Electric Field‐induced Orientation of Carbon Nanomaterials in Dispersions

Abstract Carbon nanomaterials (CNMs) exhibit excellent performance and potential application value in optical, electric, magnetic and thermal owing to their unique low dimensional structures, high specific surface areas and excellent electrical conductivities, however, the random orientation of CNMs in polymer dispersions negatively affects their optimal performances. Herein, the orientation of CNMs induced by an electric field in dispersions was investigated. The arrangement of carbon black, carbon nanotubes and graphite nanoplatelets in solvents under an electric field was characterized using a stereoscopic microscope. The effects of solvent type, nanomaterial concentration and electric field conditions on the orientation of the CNMs were systematically investigated. The results showed that the CNMs generally exhibited good electric field‐induced orientations in solvents with a low relative dielectric constant.

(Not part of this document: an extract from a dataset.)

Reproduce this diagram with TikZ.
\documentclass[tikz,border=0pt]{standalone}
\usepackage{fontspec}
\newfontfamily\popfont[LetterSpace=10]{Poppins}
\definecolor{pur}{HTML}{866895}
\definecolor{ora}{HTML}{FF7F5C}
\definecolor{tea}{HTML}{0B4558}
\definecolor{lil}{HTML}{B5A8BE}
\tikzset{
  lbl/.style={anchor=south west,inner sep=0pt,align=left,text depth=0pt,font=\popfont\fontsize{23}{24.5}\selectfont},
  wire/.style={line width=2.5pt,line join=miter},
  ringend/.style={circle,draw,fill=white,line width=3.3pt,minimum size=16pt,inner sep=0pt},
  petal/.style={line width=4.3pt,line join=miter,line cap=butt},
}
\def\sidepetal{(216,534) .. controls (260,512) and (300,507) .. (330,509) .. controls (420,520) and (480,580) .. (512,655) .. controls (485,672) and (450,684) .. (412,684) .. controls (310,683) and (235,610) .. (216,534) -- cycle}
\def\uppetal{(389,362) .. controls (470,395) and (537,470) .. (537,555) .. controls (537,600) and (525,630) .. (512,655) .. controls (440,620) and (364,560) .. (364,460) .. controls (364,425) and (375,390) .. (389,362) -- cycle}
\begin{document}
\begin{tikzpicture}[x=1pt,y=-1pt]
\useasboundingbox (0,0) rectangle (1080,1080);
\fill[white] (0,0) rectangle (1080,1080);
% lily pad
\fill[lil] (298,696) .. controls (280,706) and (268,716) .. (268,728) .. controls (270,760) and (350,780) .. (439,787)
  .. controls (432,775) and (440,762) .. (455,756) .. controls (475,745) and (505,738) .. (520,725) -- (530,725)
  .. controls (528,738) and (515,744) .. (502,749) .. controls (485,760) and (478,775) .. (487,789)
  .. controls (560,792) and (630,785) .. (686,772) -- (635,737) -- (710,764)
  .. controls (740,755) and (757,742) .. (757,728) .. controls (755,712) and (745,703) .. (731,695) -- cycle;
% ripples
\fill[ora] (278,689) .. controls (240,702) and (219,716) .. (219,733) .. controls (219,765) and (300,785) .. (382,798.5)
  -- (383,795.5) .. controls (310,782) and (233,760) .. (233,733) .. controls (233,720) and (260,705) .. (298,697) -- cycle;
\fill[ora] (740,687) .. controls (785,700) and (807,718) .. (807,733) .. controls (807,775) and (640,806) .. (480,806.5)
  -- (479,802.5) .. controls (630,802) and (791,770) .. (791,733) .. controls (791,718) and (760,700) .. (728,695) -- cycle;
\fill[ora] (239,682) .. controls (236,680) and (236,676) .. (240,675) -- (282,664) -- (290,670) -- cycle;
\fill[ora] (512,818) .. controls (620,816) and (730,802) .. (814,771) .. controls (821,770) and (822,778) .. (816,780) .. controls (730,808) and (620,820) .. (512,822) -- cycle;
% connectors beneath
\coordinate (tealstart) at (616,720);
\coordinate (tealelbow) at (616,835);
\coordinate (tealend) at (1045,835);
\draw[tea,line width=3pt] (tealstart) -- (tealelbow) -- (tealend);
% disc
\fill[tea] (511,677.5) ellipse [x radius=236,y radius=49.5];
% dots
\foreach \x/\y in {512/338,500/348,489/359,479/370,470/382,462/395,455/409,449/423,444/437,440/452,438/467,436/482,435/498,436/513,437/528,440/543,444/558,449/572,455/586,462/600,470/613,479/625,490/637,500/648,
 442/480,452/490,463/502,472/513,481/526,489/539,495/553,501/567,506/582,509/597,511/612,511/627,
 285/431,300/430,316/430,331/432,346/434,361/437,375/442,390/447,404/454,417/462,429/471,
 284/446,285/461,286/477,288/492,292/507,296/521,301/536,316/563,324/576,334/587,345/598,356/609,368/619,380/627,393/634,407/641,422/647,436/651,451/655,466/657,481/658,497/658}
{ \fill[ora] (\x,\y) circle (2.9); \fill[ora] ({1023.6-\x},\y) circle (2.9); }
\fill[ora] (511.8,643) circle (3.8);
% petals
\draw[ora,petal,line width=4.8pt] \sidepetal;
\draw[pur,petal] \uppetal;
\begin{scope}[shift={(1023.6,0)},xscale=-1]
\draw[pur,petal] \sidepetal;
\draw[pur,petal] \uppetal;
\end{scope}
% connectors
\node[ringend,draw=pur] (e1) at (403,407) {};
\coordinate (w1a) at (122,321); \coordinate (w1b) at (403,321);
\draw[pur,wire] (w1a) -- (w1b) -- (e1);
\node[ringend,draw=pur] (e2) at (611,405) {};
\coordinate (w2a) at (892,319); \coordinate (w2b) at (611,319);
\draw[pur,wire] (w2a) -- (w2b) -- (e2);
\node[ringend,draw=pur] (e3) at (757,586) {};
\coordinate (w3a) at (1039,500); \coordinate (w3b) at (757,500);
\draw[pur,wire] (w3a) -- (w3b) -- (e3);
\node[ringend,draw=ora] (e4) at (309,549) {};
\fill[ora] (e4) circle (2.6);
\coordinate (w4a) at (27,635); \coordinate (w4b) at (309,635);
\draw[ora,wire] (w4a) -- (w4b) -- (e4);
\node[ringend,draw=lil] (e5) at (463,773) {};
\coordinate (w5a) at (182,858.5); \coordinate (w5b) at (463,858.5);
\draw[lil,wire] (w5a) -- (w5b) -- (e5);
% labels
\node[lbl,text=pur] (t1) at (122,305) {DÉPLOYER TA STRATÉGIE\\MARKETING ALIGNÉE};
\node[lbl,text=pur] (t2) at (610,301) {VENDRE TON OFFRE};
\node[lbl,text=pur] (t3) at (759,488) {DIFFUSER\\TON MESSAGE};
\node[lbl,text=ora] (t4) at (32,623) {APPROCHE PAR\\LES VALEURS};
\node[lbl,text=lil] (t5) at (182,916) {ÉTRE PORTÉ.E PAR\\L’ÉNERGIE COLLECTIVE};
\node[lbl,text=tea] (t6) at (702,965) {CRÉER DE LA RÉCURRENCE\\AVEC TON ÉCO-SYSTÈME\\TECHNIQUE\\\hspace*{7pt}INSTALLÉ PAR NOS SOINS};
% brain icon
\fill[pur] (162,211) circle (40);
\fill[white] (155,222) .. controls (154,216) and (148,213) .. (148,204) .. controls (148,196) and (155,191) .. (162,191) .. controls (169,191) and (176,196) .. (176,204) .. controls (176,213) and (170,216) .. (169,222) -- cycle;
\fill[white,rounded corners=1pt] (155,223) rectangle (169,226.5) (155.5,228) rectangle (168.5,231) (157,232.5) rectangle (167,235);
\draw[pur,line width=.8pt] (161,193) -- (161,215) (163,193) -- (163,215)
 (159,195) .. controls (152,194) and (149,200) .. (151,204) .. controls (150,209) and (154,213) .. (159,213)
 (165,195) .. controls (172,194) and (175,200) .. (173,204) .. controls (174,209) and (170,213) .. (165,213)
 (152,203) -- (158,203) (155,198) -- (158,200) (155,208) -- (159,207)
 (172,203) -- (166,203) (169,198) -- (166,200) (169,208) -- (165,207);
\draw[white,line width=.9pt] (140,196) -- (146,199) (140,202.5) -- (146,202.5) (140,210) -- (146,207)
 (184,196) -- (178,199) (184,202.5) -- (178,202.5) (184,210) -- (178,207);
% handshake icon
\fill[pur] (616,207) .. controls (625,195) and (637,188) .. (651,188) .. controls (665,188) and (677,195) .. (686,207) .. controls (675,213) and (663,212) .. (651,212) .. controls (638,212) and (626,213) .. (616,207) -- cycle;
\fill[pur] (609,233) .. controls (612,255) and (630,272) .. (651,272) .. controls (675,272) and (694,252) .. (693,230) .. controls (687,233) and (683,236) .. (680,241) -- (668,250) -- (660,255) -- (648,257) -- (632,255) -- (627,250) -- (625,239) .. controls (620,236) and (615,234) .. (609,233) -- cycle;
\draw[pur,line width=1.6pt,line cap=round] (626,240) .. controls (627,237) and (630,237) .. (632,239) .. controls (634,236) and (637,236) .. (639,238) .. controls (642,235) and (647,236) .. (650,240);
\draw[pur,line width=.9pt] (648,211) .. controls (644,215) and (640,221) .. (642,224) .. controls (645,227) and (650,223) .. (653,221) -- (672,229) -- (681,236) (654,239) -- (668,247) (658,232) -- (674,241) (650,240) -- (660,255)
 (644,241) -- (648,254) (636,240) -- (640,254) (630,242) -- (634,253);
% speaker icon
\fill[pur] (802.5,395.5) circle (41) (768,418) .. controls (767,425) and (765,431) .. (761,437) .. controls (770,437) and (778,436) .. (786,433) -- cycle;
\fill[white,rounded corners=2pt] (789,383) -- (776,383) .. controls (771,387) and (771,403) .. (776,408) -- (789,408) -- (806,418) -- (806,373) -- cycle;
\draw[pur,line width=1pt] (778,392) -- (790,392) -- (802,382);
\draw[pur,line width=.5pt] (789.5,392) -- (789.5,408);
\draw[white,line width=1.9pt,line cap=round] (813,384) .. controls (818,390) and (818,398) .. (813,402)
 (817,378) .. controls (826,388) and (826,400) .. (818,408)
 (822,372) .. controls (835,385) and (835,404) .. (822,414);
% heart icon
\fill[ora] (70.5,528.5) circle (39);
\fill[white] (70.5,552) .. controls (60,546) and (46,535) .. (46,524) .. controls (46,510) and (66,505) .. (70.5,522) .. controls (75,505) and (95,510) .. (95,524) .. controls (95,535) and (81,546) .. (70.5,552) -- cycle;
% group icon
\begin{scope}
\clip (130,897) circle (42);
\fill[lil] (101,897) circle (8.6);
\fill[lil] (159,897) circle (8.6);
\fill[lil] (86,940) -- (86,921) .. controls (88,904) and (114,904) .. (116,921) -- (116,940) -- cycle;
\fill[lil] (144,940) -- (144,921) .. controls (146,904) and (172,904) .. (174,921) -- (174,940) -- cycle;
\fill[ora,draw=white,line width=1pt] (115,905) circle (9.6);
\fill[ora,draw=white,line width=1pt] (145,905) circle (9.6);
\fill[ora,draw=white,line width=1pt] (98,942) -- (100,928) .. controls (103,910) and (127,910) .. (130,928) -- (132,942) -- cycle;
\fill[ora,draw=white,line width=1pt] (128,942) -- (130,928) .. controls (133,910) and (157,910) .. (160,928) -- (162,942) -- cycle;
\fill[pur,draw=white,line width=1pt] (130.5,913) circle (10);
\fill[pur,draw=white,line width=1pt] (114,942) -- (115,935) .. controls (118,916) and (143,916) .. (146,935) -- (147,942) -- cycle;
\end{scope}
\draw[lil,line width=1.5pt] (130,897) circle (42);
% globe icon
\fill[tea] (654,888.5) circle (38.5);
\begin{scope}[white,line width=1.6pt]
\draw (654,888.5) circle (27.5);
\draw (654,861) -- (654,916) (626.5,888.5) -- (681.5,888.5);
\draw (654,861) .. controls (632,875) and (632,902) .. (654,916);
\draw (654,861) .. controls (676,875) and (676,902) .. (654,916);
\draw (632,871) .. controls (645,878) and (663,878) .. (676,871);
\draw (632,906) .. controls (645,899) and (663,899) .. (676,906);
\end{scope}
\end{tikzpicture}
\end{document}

The orientation structure resulting from using an appropriate CNMs concentration was relatively uniform and continuous. In particular, a more regular orientation structure was achieved upon applying an electric field (100 V/mm; 1000 Hz) for 30 s. Interestingly, well‐oriented CNMs in a solvent can also orient in polymer dispersions that are soluble in such a solvent. This extension of the orientation of CNMs from solvents to polymer dispersion systems provides a novel idea for preparing high‐performance composites.